WORK REQUIRED → Exclude the pictures, then copy word for word the lines running from the beginning of the records through the line with "halla_poly_y = [1.49, 1.49, 2.29, 2.29, 1.49]".

◆ ◆ ◆ ◆

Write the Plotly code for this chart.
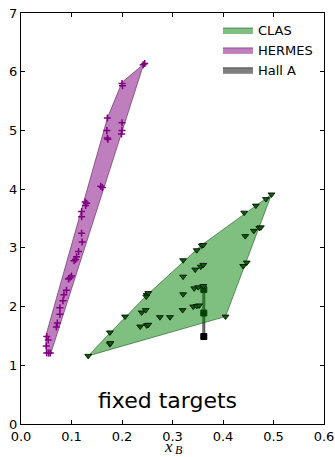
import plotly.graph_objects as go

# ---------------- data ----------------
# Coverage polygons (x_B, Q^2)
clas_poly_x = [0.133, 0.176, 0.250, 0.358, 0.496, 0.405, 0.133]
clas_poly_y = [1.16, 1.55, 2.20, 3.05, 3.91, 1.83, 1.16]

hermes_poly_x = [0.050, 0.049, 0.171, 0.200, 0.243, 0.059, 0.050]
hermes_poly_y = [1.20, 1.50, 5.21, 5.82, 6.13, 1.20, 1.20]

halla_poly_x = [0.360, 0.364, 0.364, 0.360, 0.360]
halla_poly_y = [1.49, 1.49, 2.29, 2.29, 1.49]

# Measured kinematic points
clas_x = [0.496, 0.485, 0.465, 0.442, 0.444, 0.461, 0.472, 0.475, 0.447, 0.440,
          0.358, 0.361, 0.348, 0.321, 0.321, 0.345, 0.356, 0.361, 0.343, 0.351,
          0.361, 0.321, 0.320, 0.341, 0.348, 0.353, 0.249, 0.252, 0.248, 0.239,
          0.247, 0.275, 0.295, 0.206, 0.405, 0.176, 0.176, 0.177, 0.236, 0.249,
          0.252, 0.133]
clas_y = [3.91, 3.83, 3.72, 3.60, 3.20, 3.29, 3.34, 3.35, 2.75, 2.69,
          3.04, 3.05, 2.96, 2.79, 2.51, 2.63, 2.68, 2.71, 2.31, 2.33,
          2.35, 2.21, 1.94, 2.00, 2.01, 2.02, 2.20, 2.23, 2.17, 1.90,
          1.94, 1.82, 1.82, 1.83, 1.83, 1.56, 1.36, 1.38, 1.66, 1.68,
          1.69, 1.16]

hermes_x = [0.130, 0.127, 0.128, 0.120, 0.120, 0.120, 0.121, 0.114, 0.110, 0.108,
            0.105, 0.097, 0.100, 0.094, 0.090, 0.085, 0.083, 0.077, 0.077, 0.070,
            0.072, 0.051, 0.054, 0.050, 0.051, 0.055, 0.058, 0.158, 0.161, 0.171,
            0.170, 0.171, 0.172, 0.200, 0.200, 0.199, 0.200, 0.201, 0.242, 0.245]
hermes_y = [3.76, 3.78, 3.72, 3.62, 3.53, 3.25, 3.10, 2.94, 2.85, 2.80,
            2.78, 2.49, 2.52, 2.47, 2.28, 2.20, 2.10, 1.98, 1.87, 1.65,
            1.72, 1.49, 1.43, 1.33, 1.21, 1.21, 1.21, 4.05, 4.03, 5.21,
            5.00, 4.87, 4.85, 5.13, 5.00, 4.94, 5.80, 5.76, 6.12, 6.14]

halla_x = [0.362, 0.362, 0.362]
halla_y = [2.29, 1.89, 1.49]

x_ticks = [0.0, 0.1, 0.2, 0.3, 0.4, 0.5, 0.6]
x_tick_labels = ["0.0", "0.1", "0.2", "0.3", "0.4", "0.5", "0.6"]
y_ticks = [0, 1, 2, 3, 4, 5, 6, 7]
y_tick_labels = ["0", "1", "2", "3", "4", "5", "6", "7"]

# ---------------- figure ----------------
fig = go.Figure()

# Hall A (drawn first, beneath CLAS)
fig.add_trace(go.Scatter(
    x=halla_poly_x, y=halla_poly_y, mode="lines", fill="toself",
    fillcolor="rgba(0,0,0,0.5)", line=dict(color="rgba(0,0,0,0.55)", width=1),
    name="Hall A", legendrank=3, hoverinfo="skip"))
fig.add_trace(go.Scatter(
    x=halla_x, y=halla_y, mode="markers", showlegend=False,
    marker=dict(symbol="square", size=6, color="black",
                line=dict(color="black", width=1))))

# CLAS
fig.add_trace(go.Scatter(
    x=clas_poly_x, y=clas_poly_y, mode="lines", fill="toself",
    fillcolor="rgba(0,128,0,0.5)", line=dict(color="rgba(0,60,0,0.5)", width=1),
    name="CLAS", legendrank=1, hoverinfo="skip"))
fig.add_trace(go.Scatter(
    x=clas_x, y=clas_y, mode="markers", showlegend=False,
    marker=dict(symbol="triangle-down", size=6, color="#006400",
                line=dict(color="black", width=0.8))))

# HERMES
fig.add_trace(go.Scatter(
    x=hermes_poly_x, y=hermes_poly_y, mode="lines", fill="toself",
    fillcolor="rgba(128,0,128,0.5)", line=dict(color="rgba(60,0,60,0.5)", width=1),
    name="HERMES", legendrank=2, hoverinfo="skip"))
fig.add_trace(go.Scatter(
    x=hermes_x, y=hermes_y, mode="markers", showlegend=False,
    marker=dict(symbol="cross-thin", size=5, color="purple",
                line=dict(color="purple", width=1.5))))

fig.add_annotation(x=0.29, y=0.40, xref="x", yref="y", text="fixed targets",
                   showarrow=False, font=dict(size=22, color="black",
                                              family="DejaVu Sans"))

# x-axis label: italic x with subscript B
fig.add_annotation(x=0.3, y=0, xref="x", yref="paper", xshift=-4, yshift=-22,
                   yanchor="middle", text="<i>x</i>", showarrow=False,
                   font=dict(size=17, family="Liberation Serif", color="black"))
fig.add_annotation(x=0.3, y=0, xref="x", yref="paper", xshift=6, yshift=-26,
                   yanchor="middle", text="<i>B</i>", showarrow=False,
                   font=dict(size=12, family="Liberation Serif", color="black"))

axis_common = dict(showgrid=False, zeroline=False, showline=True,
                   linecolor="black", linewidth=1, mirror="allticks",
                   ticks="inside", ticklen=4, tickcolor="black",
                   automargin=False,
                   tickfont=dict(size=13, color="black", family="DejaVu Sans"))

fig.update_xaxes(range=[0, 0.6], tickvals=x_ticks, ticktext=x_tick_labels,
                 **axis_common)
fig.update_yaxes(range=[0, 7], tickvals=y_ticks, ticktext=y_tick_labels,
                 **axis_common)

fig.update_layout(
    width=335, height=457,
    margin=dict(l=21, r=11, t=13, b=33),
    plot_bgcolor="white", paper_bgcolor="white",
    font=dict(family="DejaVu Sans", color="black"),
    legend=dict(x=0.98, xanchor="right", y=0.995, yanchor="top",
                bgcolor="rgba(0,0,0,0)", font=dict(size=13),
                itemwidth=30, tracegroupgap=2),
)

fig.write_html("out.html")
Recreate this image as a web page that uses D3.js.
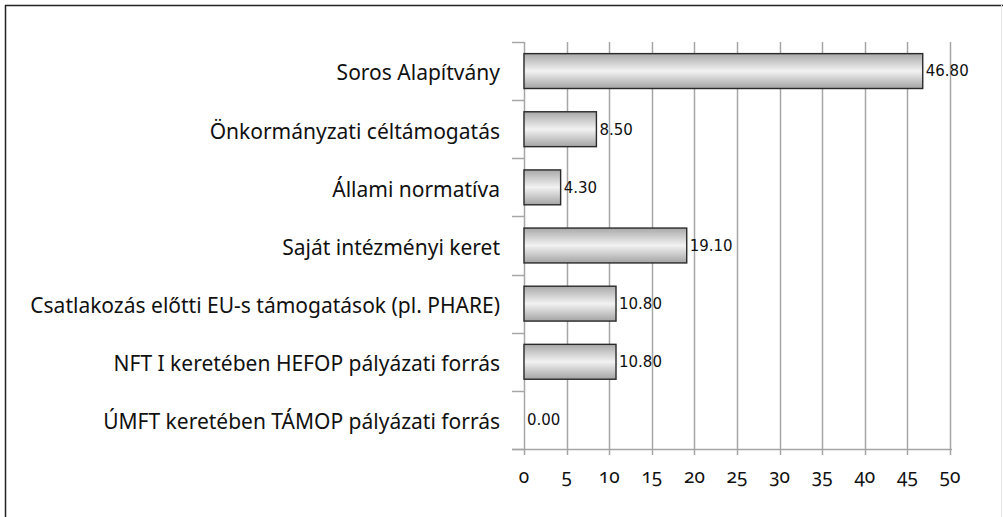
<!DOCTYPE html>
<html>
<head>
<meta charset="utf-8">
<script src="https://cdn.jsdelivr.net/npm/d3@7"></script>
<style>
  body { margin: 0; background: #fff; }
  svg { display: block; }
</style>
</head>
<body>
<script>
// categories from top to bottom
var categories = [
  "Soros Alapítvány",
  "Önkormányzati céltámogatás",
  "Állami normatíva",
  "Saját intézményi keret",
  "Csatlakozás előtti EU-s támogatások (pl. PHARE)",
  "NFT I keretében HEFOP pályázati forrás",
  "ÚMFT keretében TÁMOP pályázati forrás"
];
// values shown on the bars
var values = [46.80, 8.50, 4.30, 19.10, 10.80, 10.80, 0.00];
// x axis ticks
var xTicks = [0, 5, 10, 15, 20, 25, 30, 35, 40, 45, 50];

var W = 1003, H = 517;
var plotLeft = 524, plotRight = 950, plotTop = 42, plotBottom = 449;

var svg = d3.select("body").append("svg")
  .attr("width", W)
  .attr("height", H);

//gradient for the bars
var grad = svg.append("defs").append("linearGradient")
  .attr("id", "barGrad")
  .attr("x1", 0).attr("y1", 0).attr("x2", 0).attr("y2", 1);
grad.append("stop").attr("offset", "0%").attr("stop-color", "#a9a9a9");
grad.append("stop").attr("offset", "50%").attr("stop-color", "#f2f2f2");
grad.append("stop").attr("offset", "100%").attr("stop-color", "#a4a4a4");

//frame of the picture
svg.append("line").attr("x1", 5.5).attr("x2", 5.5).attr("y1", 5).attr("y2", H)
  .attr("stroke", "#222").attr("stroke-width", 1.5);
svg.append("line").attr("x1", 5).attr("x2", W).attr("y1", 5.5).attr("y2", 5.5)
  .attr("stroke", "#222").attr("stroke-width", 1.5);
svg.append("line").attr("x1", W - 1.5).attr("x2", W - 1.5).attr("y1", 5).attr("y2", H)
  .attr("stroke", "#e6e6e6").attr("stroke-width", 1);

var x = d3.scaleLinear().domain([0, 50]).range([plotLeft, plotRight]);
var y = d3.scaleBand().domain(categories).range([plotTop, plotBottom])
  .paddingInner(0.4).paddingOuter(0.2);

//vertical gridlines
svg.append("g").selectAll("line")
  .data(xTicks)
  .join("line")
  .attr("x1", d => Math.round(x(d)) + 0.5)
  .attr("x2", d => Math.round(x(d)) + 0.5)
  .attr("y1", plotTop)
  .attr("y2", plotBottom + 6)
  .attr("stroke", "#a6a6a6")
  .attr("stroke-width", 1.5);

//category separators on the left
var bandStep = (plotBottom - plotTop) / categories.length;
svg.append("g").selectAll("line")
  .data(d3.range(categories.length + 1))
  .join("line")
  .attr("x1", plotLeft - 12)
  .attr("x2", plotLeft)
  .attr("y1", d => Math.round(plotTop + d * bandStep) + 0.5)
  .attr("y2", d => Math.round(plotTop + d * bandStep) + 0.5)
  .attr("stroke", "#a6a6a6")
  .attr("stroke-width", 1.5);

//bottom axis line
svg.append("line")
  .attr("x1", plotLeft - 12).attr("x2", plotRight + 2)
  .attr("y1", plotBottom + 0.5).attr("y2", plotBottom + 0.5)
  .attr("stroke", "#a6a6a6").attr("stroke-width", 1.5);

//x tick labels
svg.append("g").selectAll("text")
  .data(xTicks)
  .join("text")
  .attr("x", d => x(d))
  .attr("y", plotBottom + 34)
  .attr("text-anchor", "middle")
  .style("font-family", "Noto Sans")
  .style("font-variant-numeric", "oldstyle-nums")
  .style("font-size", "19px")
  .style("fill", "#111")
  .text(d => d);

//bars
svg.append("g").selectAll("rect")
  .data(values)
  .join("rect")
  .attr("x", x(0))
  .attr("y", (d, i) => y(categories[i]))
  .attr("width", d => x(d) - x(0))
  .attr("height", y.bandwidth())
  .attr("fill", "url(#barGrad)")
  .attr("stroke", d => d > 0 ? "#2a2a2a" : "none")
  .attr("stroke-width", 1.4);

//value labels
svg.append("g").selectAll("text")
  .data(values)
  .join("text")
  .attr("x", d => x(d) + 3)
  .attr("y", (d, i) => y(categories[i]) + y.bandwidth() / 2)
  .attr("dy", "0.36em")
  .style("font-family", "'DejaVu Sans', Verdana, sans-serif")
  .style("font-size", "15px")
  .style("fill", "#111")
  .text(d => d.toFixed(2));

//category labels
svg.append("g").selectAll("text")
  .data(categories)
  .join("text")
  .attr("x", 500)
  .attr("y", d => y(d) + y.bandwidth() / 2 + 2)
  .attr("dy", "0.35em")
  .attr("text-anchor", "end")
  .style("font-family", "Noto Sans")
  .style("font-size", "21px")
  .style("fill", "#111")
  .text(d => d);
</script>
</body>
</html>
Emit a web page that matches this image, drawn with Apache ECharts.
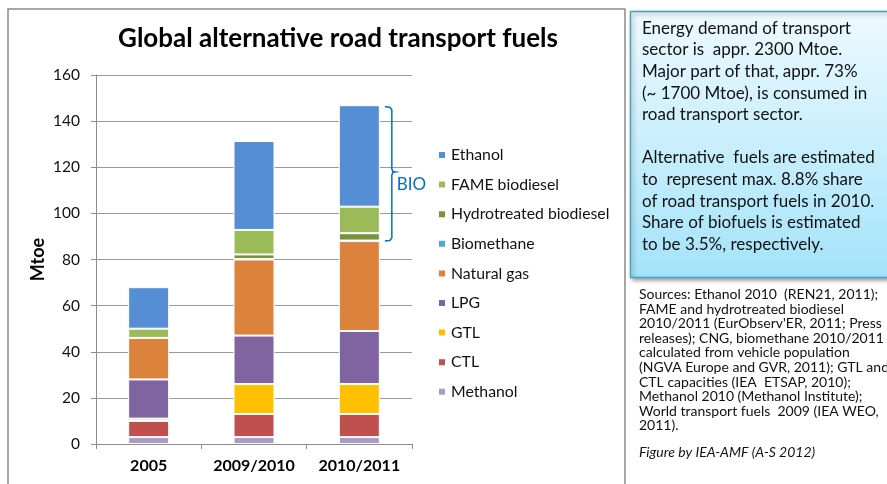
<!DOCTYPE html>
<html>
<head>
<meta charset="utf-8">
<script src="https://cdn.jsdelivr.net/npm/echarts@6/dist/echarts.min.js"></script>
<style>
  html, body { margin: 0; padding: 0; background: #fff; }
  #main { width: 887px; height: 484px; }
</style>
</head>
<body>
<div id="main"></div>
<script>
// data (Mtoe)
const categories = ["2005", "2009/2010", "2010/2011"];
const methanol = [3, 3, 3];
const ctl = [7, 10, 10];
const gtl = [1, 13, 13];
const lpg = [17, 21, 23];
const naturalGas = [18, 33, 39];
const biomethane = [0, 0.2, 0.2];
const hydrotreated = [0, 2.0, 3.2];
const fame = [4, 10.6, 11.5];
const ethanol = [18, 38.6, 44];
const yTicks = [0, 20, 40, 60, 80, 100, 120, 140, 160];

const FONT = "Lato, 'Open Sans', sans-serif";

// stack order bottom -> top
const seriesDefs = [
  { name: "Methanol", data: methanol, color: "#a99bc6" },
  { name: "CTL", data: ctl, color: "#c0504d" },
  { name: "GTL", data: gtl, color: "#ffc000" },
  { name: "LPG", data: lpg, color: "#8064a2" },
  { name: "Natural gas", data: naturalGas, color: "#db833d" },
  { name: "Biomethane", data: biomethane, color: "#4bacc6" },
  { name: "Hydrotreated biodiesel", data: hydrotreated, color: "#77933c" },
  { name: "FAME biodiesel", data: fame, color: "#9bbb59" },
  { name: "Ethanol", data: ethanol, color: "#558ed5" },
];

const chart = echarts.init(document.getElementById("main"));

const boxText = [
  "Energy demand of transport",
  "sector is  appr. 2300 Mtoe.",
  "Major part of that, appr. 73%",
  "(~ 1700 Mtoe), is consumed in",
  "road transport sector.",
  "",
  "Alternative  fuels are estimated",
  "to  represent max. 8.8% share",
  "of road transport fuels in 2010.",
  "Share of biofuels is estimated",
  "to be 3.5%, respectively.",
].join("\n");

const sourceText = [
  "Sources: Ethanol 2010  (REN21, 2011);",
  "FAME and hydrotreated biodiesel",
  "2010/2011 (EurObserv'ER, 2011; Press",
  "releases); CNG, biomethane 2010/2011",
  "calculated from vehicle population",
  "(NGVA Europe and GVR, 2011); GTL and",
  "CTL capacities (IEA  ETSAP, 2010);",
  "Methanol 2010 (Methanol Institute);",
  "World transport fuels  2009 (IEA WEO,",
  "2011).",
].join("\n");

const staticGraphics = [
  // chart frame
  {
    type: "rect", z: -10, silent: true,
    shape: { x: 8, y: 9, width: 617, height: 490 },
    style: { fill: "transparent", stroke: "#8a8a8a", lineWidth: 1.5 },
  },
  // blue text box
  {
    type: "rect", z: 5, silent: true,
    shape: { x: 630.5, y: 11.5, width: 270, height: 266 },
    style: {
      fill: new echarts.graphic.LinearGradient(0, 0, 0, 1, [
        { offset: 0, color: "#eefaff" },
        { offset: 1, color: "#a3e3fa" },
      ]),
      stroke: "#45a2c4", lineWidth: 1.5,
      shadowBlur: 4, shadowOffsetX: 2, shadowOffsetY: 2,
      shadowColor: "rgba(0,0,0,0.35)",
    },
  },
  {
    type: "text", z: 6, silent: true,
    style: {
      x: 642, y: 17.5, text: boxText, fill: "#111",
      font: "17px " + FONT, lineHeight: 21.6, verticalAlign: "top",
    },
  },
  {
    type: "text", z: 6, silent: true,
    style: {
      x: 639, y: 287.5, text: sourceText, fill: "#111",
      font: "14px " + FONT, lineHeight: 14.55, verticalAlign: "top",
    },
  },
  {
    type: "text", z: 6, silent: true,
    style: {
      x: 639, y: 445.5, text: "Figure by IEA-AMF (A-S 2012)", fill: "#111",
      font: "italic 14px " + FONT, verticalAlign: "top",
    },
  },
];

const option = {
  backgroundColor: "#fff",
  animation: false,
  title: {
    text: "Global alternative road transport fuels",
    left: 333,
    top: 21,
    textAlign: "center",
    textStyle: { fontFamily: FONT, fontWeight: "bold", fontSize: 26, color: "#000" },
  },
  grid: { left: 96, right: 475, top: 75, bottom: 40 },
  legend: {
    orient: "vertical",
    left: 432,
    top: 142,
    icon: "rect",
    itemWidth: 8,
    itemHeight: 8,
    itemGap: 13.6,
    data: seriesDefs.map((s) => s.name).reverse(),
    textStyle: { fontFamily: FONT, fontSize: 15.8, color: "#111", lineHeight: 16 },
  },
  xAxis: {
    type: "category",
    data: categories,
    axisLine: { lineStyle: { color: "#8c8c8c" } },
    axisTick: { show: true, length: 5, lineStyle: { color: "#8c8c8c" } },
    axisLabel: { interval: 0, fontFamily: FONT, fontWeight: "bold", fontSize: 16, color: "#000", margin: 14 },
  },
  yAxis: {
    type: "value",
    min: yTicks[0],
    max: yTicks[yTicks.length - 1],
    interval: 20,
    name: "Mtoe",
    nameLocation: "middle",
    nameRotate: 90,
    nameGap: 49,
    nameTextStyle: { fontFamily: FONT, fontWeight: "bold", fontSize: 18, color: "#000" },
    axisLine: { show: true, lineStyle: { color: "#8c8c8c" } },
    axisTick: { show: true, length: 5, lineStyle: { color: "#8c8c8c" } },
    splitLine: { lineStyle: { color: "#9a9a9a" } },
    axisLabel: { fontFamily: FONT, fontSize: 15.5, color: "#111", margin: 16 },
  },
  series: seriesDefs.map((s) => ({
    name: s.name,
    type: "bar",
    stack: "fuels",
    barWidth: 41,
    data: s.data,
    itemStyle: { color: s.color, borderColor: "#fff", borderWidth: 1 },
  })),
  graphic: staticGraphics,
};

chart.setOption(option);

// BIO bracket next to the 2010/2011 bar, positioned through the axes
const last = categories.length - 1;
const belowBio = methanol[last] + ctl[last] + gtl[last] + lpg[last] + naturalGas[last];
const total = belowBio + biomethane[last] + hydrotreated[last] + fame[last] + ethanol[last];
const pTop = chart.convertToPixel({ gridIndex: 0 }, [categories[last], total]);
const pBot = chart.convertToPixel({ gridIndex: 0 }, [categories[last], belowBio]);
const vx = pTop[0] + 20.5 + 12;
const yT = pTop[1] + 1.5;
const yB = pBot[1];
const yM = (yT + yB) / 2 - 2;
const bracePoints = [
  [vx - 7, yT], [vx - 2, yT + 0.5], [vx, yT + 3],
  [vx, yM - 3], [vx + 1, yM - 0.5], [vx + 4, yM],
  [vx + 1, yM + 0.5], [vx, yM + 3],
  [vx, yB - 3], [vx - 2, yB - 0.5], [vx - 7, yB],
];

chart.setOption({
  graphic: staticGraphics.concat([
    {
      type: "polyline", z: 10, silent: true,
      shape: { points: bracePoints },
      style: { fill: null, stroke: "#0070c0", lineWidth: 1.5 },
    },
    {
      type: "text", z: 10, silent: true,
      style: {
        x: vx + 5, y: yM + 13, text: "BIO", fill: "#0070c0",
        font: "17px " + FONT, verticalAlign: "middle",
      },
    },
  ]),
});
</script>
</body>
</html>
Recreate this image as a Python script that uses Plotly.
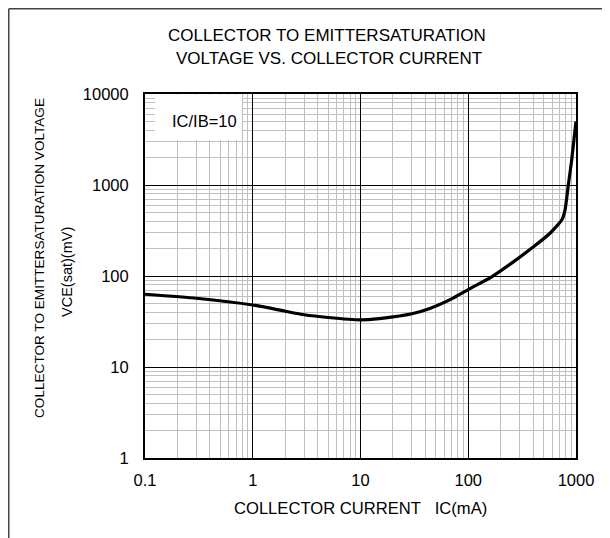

◆ ◆ ◆ ◆

EXPECTED ANSWER →
Write the Plotly code for this chart.
import plotly.graph_objects as go

# ---------------- data ----------------
# Coverage polygons (x_B, Q^2)
clas_poly_x = [0.133, 0.176, 0.250, 0.358, 0.496, 0.405, 0.133]
clas_poly_y = [1.16, 1.55, 2.20, 3.05, 3.91, 1.83, 1.16]

hermes_poly_x = [0.050, 0.049, 0.171, 0.200, 0.243, 0.059, 0.050]
hermes_poly_y = [1.20, 1.50, 5.21, 5.82, 6.13, 1.20, 1.20]

halla_poly_x = [0.360, 0.364, 0.364, 0.360, 0.360]
halla_poly_y = [1.49, 1.49, 2.29, 2.29, 1.49]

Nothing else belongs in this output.